Hipsters heartbroken to learn a moustache is not a personality trait
Cities all over the world can generally be divided across a compass – North is charming, West is bougie, East is hipster, South is a melting pot of chaos filled with hipsters who can’t afford to leave East.
It comes as no surprise that as the once hard to spot hipster has gravitated towards certain neighbourhoods, creating hubs of overpriced coffee shops and vintage clothing boutiques where you simply must spend extortionate amounts of money to look like an old man or adult child, the need to emphasise one’s individuality has taken on ever increasing desperate means.
There was the long hair, and when that wasn’t enough, we had the man bun, which quickly transitioned into a beard – or, if you were unique enough, both. But when that wouldn’t do, people began relying on their beards as more than just a conversation piece, transforming them into decorative ornaments by hanging baubles on them or weaving flowers into them to reflect an inner sensitivity.
In the latest bid for the ‘I’m not like anyone else’ badge of honour, the beard as transformed into… the moustache. Seriously.
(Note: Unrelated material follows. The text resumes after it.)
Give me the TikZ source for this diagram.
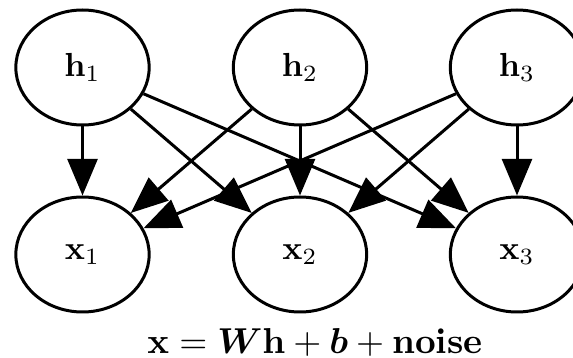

Walk down the street and count.
Still, it is a representation not only of individualism, directly breaking away from the conventional beard, but is also a signal of commitment, character, art. And who doesn’t want to endlessly gaze at art, and talk about it, complimenting assumptions about the owner’s essence and substance and such culture that is so desperately lacking in the world, and yet, here it is, found delicately nestled above a top lip in a craft beer garden.
Men all over the East and Southside of cities however have been devastated to discover that as more and more people recognise the potential of the moustache, they are not the conversation starters they were hoping for – nor are they an adequate replacement for a personality, and the voyage to discovering what truly makes a person unique and not utterly unbearable to talk to continues on.